Readability of Screening Mammogram Recall Lay Letters: What do our patients actually “recall”?

From the 2019 HVPAA National Conference

Dr. Derek Nguyen (Johns Hopkins Department of Radiology), Ms. Mary Kate Jones (Johns Hopkins School of Medicine), Dr. Emily Ambinder (Johns Hopkins Department of Radiology), Dr. Lisa Mullen (Johns Hopkins Department of Radiology), Dr. Susan Harvey (Johns Hopkins University)


With screening mammography, patients receive either a “normal” lay letter, which communicates benign findings, or a “recall” lay letter informing them of a potential abnormality requiring additional evaluation. In accordance with the Mammography Quality Standards Act, screening mammogram recall lay letters should be written using language that is “easily understood by a lay person.” Therefore, it is crucial that lay letters are comprehensible to patients to ensure patients fully understand the implications of their results. Thus, there is a need for a controlled study to assess the impact of lay letter language on patient outcomes, specifically understanding when to return for additional imaging.
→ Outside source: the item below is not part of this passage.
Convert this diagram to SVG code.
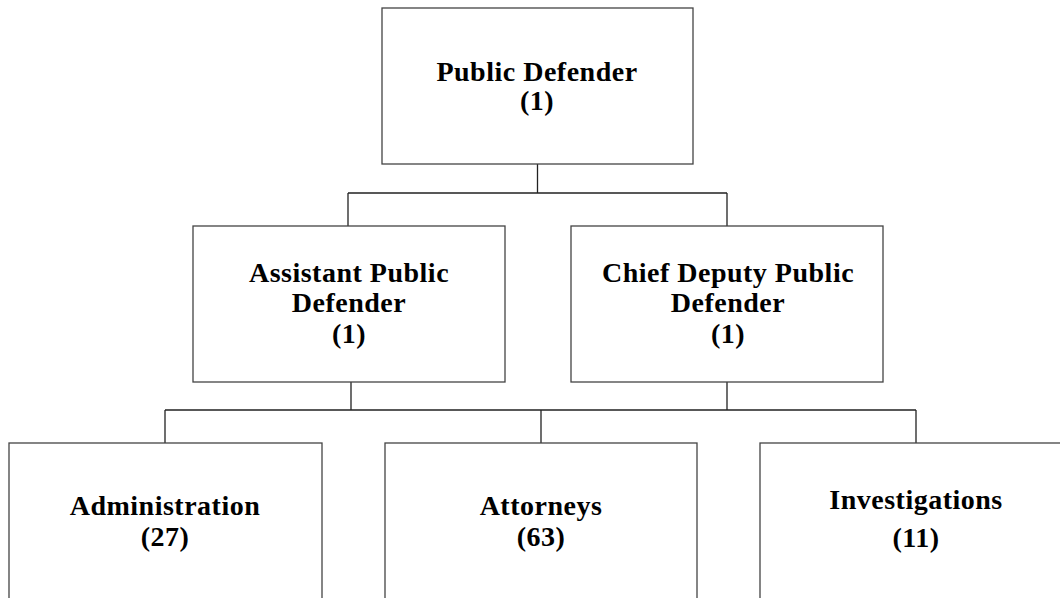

The purpose of our study is to assess patient comprehension by directly comparing our institution’s current recall lay letter statement with a revised recall lay letter statement written at a lower reading level.


The Flesch-Kincaid grade level was utilized to assess readability of the recall lay letter statement currently used at our institution. A revised statement was formulated. A single paper-based survey presented the current and revised statements and asked questions to probe patient’s understanding of expected time of return after each statement. The IRB at our institution acknowledged this as a quality improvement project exempt from approval. Surveys were provided to screening mammography patients at four institutional outpatient imaging centers. Simple randomization was utilized to distribute the surveys in the waiting rooms along with standard intake forms between October 2018 and December 2018. The categorical survey responses were compared between the two surveys using McNemar’s test. P value < 0.05 was considered statistically significant for all analyses.
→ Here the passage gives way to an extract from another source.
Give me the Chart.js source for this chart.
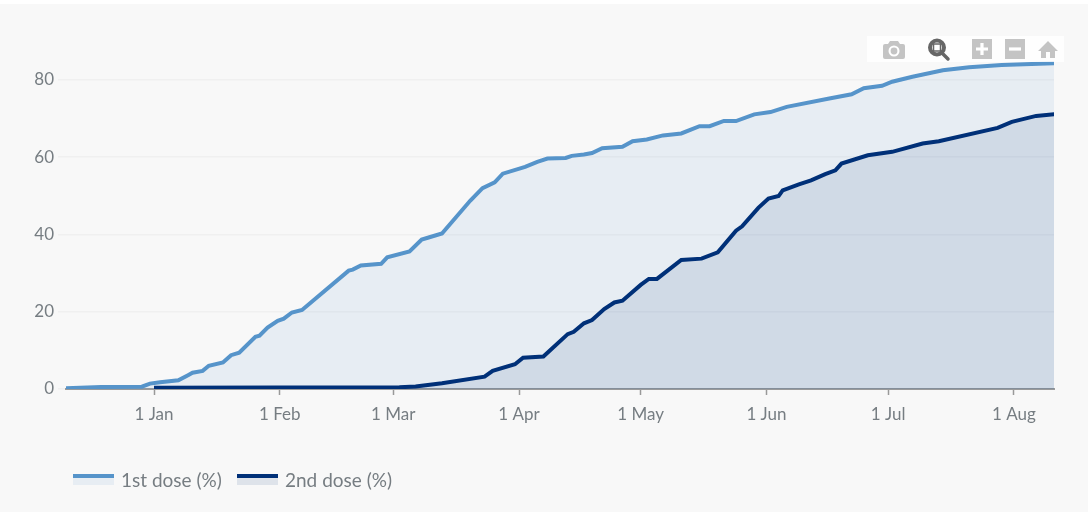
<!DOCTYPE html>
<html>
<head>
<meta charset="utf-8">
<script src="https://cdn.jsdelivr.net/npm/chart.js@4/dist/chart.umd.min.js"></script>
<style>
  html, body { margin: 0; padding: 0; background: #f8f8f8; overflow: hidden; }
  #page { position: relative; width: 1088px; height: 512px; }
  #topstrip { position: absolute; left: 0; top: 0; width: 1088px; height: 4px; background: #fff; }
  #chart { position: absolute; left: 0; top: 0; }
  #modebar { position: absolute; left: 867px; top: 36px; width: 197px; height: 26px; background: rgba(255,255,255,.8); }
  #modebar svg { position: absolute; left: 0; top: 0; }
  #legend { position: absolute; left: 0; top: 0; font: 19px Lato, sans-serif; color: #767d82; }
  .item { position: absolute; top: 468px; height: 24px; line-height: 24px; white-space: nowrap; }
  .swatch { position: absolute; left: 0; top: 6px; width: 41px; height: 10px; }
  .item span { position: absolute; left: 48px; top: 0; }
</style>
</head>
<body>
<div id="page">
  <div id="topstrip"></div>
  <canvas id="chart" width="1088" height="512"></canvas>
  <div id="modebar">
    <svg width="197" height="26" viewBox="0 0 197 26">
      <!-- camera -->
      <path fill="#c4c4c4" d="M18 8h3l2-3h8l2 3h3a2 2 0 0 1 2 2v11a2 2 0 0 1-2 2H18a2 2 0 0 1-2-2V10a2 2 0 0 1 2-2z"/>
      <circle cx="27" cy="15" r="5.5" fill="#fff"/>
      <circle cx="27" cy="15" r="3.4" fill="#c4c4c4"/>
      <!-- zoom -->
      <circle cx="70" cy="11.5" r="7" fill="none" stroke="#666" stroke-width="4"/>
      <rect x="66.5" y="8" width="7" height="7" fill="none" stroke="#666" stroke-width="1.5"/>
      <path d="M75 17l6 6" stroke="#666" stroke-width="3.5" stroke-linecap="round"/>
      <!-- zoom in -->
      <rect x="105" y="3" width="20" height="20" fill="#c4c4c4"/>
      <path d="M109 13h12M115 7v12" stroke="#fff" stroke-width="3.2"/>
      <!-- zoom out -->
      <rect x="138" y="3" width="20" height="20" fill="#c4c4c4"/>
      <path d="M142 13h12" stroke="#fff" stroke-width="3.2"/>
      <!-- home -->
      <path fill="#c4c4c4" d="M181 5l10 10h-3v7h-5v-6h-4v6h-5v-7h-3z"/>
    </svg>
  </div>
  <div id="legend"></div>
</div>
<script>
  // Days since 1 Jan
  const firstDays = [-22, -13, -3, -1, 1.5, 6, 8.5, 9.5, 12, 13.5, 17, 19, 21, 25, 26, 28, 30.5, 32, 34, 36.5, 48, 49, 51, 56, 57.5, 63, 66, 67.5, 71, 78, 81, 84, 86, 91.5, 94.5, 97, 101.5, 103, 106, 108, 110.5, 115.5, 118, 121.5, 125.5, 130, 134.5, 137, 140.5, 143.5, 148, 152, 156, 166.5, 172, 175, 179.5, 182, 187, 194.5, 201, 209, 222];
  const firstDose = [0.2, 0.55, 0.6, 1.4, 1.75, 2.25, 3.65, 4.2, 4.7, 6.0, 6.85, 8.75, 9.4, 13.5, 13.8, 15.9, 17.65, 18.2, 19.8, 20.45, 30.65, 30.9, 32.0, 32.4, 34.1, 35.6, 38.7, 39.15, 40.25, 48.8, 52.0, 53.5, 55.75, 57.5, 58.8, 59.65, 59.8, 60.35, 60.7, 61.1, 62.35, 62.7, 64.15, 64.6, 65.65, 66.15, 68.05, 68.05, 69.4, 69.35, 71.1, 71.7, 73.05, 75.2, 76.3, 77.85, 78.5, 79.55, 80.85, 82.5, 83.3, 83.9, 84.3];

  const secondDays = [0, 60.5, 64.5, 71, 81.5, 83.5, 89, 91, 96, 102, 103.5, 106, 108, 111, 113.5, 115.5, 120, 122, 124, 130, 135, 139, 143.5, 145, 149, 151.5, 154, 155, 159, 162, 165.5, 168, 169.5, 176, 182, 189.5, 193.5, 208, 211.5, 217.5, 222];
  const secondDose = [0.35, 0.45, 0.65, 1.5, 3.2, 4.7, 6.4, 8.1, 8.4, 14.2, 14.8, 17.0, 17.85, 20.7, 22.4, 22.85, 26.95, 28.5, 28.5, 33.4, 33.75, 35.4, 41.0, 42.1, 46.9, 49.3, 49.95, 51.4, 53.0, 54.0, 55.6, 56.6, 58.35, 60.5, 61.4, 63.55, 64.15, 67.6, 69.15, 70.7, 71.15];

  const xTickDays = [0, 31, 59, 90, 120, 151, 181, 212];
  const xTickLabels = ["1 Jan", "1 Feb", "1 Mar", "1 Apr", "1 May", "1 Jun", "1 Jul", "1 Aug"];
  const yTicks = [0, 20, 40, 60, 80];

  const seriesNames = ["1st dose (%)", "2nd dose (%)"];
  const textColor = "#767d82";
  const tickFont = { family: "Lato", size: 17 };

  function toPoints(days, values) {
    return days.map((d, i) => ({ x: d, y: values[i] }));
  }

  const chart = new Chart(document.getElementById("chart").getContext("2d"), {
    type: "line",
    data: {
      datasets: [
        {
          label: seriesNames[0],
          data: toPoints(firstDays, firstDose),
          borderColor: "#5694ca",
          backgroundColor: "rgba(86, 148, 202, 0.1)",
          borderWidth: 4,
          fill: "origin",
          pointRadius: 0,
          tension: 0,
          order: 1,
        },
        {
          label: seriesNames[1],
          data: toPoints(secondDays, secondDose),
          borderColor: "#003078",
          backgroundColor: "rgba(0, 48, 120, 0.1)",
          borderWidth: 4,
          fill: "origin",
          pointRadius: 0,
          tension: 0,
          order: 0,
        },
      ],
    },
    options: {
      responsive: false,
      animation: false,
      layout: { padding: { top: 51, right: 34, left: 0, bottom: 0 } },
      plugins: { legend: { display: false }, title: { display: false } },
      scales: {
        x: {
          type: "linear",
          min: -21.7,
          max: 221.9,
          afterBuildTicks: (scale) => {
            scale.ticks = xTickDays.map((d) => ({ value: d }));
          },
          afterFit: (scale) => {
            scale.height = 123;
          },
          grid: { drawOnChartArea: false, drawTicks: true, tickLength: 6, tickColor: "#999", tickWidth: 1.5 },
          border: { display: true, color: "#9a9a9a", width: 2 },
          ticks: {
            autoSkip: false,
            maxRotation: 0,
            padding: 9,
            color: textColor,
            font: tickFont,
            callback: (value) => xTickLabels[xTickDays.indexOf(value)],
          },
        },
        y: {
          min: 0,
          max: 87.5,
          afterBuildTicks: (scale) => {
            scale.ticks = yTicks.map((v) => ({ value: v }));
          },
          afterFit: (scale) => {
            scale.width = 66;
          },
          grid: { color: "#f0f0f0", lineWidth: 1.5, tickLength: 8 },
          border: { display: false },
          ticks: { padding: 4, color: textColor, font: tickFont },
        },
      },
    },
  });

  // Legenda HTML: garis di atas, isi area di bawahnya
  const legendEl = document.getElementById("legend");
  const legendLeft = [73, 237];
  chart.data.datasets.forEach((ds, i) => {
    const item = document.createElement("div");
    item.className = "item";
    item.style.left = legendLeft[i] + "px";
    const swatch = document.createElement("div");
    swatch.className = "swatch";
    swatch.style.background = ds.backgroundColor;
    swatch.style.borderTop = "4px solid " + ds.borderColor;
    swatch.style.height = "7px";
    const label = document.createElement("span");
    label.textContent = ds.label;
    item.appendChild(swatch);
    item.appendChild(label);
    legendEl.appendChild(item);
  });
</script>
</body>
</html>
The Flesch-Kincaid grade level of the current and revised statements were 12th and 4th grade level, respectively. 599 surveys were analyzed. Survey data demonstrated only 49.6% of all patients understood that the current statement requests return within 1 month specifically with the breast center compared to the 95.2% of patients with the revised statement (p < 0.001). Of the patients who misunderstood when to follow-up with the breast center, about 80% achieved less than a college degree (p < 0.001).


Patient directed written materials that exceed the national recommendation of 6th to 8th grade reading level may lead to patient misunderstandings and potentially result in poor compliance. Women are more likely to misinterpret a prompt return for additional imaging in the setting of an abnormality on the screening mammogram after reading the current recall statement if they achieve less than a college degree.

Clinical Implications

Due to changes in the perception of doctors’ authority, patient relationships have begun to shift and many patients now choose to take a more active role in their care. This has increased the importance of comprehension of written patient communications. Our data suggests that revising the language of recall statements to the recommended reading grade levels would improve patient understanding, potentially leading to better patient compliance. This study led to the implementation of the revised recall lay letter statement at our institution.